相続放棄してしまったけれど、やっぱり取り消したい…。その場合、あとから「やっぱりやめます」ということは可能なのでしょうか?『もめない遺産相続、失敗しない遺言』(ワニブックスPLUS新書)の著者、杉村政昭氏が死亡保険金の課税関係など詳しく解説します。
Q1. 相続人がいない場合、財産はどうなりますか。
A. この場合、利害関係人あるいは検察官の請求によって、家庭裁判所が相続財産管理人を選任します。遺産はこの相続財産管理人が管理します。
そして、相続人の捜索を行い、最終の捜索公告の期間満了後三ヶ月以内に、特別の関係があった人が家庭裁判所に特別縁故者の申し立てをして認められれば、財産の分与を受けることができます。この特別縁故者とは、被相続人と生活を同じくしていた者、そのほか被相続人の療養看護に努めた者、そのほか被相続人と特別の縁故のあった者のことです。この特別縁故者がいない場合は、全遺産が国に帰属します。

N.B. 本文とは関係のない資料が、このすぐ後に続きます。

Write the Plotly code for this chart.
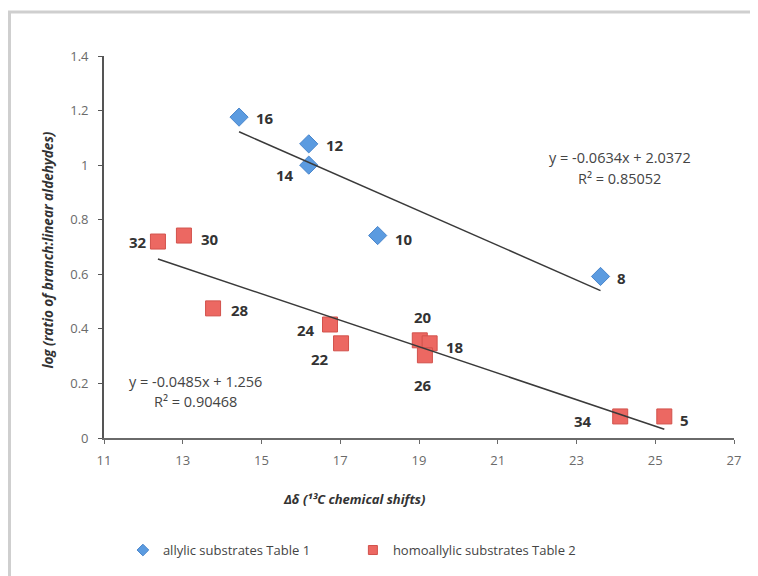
import plotly.graph_objects as go

# ---- data ----
allylic_x = [14.43, 16.2, 16.2, 17.95, 23.61]
allylic_y = [1.176, 1.078, 1.0, 0.742, 0.592]
allylic_lbl = ["16", "12", "14", "10", "8"]

homo_x = [12.37, 13.03, 13.77, 16.74, 17.02, 19.02, 19.27, 19.15, 24.11, 25.23]
homo_y = [0.72, 0.742, 0.475, 0.416, 0.347, 0.358, 0.347, 0.303, 0.079, 0.079]
homo_lbl = ["32", "30", "28", "24", "22", "20", "18", "26", "34", "5"]

allylic_fit = (-0.0634, 2.0372, 0.85052)
homo_fit = (-0.0485, 1.256, 0.90468)

x_ticks = [11, 13, 15, 17, 19, 21, 23, 25, 27]
y_ticks = [0, 0.2, 0.4, 0.6, 0.8, 1, 1.2, 1.4]

# label offsets (pixels, screen: right / down) relative to each point
allylic_off = [(26, 1), (26, 1), (-24, 10), (26, 3), (21, 2)]
homo_off = [(-20, 0), (26, 3), (27, 2), (-24, 6), (-21, 16), (3, -23),
            (25, 4), (-2, 30), (-37, 5), (20, 4)]

FONT = "Open Sans"
BLUE = "#5b9be0"
RED = "#ec6862"

fig = go.Figure()

fig.add_trace(go.Scatter(
    x=allylic_x, y=allylic_y, mode="markers", showlegend=False,
    marker=dict(symbol="diamond", size=14, color=BLUE, line=dict(color="#4a86cc", width=1)),
))
fig.add_trace(go.Scatter(
    x=homo_x, y=homo_y, mode="markers", showlegend=False,
    marker=dict(symbol="square", size=15, color=RED, line=dict(color="#d2524c", width=1)),
))

# trendlines from the equations shown on the chart
for xs, (m, b, r2) in [(allylic_x, allylic_fit), (homo_x, homo_fit)]:
    x0, x1 = min(xs), max(xs)
    fig.add_trace(go.Scatter(
        x=[x0, x1], y=[m * x0 + b, m * x1 + b], mode="lines",
        line=dict(color="#3a3a3a", width=1.5), showlegend=False, hoverinfo="skip",
    ))

# legend-only entries with small symbols
fig.add_trace(go.Scatter(x=[None], y=[None], mode="markers", name="allylic substrates Table 1",
                         marker=dict(symbol="diamond", size=9, color=BLUE,
                                     line=dict(color="#4a86cc", width=1))))
fig.add_trace(go.Scatter(x=[None], y=[None], mode="markers", name="homoallylic substrates Table 2",
                         marker=dict(symbol="square", size=9, color=RED,
                                     line=dict(color="#d2524c", width=1))))

ann = []
for xs, ys, lbls, offs in [(allylic_x, allylic_y, allylic_lbl, allylic_off),
                            (homo_x, homo_y, homo_lbl, homo_off)]:
    for x, y, t, (dx, dy) in zip(xs, ys, lbls, offs):
        ann.append(dict(x=x, y=y, xref="x", yref="y", text="<b>" + t + "</b>",
                        showarrow=False, xshift=dx, yshift=-dy,
                        font=dict(family=FONT, size=15, color="#333333")))

eq_font = dict(family=FONT, size=14.5, color="#444444")
ann += [
    dict(x=24.1, y=1.027, xref="x", yref="y", showarrow=False, font=eq_font,
         text="y = %.4fx + %.4f" % (allylic_fit[0], allylic_fit[1])),
    dict(x=24.1, y=0.950, xref="x", yref="y", showarrow=False, font=eq_font,
         text="R² = %.5f" % allylic_fit[2]),
    dict(x=13.33, y=0.208, xref="x", yref="y", showarrow=False, font=eq_font,
         text="y = %.4fx + %.3f" % (homo_fit[0], homo_fit[1])),
    dict(x=13.33, y=0.135, xref="x", yref="y", showarrow=False, font=eq_font,
         text="R² = %.5f" % homo_fit[2]),
    dict(x=0.397, y=-0.159, xref="paper", yref="paper", showarrow=False,
         xanchor="center", yanchor="middle",
         text="<b><i>Δδ (¹³C chemical shifts)</i></b>",
         font=dict(family=FONT, size=13, color="#333333")),
    dict(x=-0.089, y=0.493, xref="paper", yref="paper", showarrow=False, textangle=-90,
         xanchor="center", yanchor="middle",
         text="<b><i>log (ratio of branch:linear aldehydes)</i></b>",
         font=dict(family=FONT, size=13.5, color="#333333")),
]

fig.update_layout(
    width=750, height=568,
    margin=dict(l=96, r=24, t=48, b=137),
    paper_bgcolor="white", plot_bgcolor="white",
    font=dict(family=FONT, color="#595959"),
    annotations=ann,
    showlegend=True,
    legend=dict(orientation="h", x=0.030, y=-0.29, xanchor="left", yanchor="middle",
                font=dict(family=FONT, size=13, color="#444444"),
                itemwidth=30, entrywidth=185, entrywidthmode="pixels",
                bgcolor="rgba(0,0,0,0)"),
    shapes=[dict(type="rect", xref="paper", yref="paper", x0=-0.150, x1=1.2,
                 y0=-0.5, y1=1.115, line=dict(color="#cfcfcf", width=3), layer="below")],
)
fig.update_xaxes(range=[11, 27], tickvals=x_ticks, ticktext=[str(v) for v in x_ticks],
                 showgrid=False, zeroline=False, showline=True, linecolor="#6a6a6a",
                 linewidth=1.8, ticks="outside", ticklen=4, tickcolor="#6a6a6a",
                 ticklabelstandoff=5,
                 tickfont=dict(family=FONT, size=13, color="#6a6a6a"))
fig.update_yaxes(range=[0, 1.4], tickvals=y_ticks, ticktext=[("%g" % v) for v in y_ticks],
                 showgrid=False, zeroline=False, showline=True, linecolor="#555555",
                 linewidth=1.8, ticks="outside", ticklen=4, tickcolor="#555555",
                 ticklabelstandoff=7,
                 tickfont=dict(family=FONT, size=13, color="#6a6a6a"))

fig.write_html("out.html")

Q2. 預金者が死亡した場合の金融機関の対応について教えてください。
A. 預金者が死亡した場合、預金債権は相続開始と同時に相続分に応じて分割されることはなく、遺産分割の対象になります。したがって、金融機関は、単独の相続人からの払い戻しに応じることはせず、遺産分割協議書や金融機関所定の相続届などの書類を求めます。
また、遺産分割前の相続預金の払い戻し制度があります。この制度とは、遺産分割前であっても被相続人の銀行口座から一定金額まで引き出すことができるというものです。詳しくは銀行へ照会してください。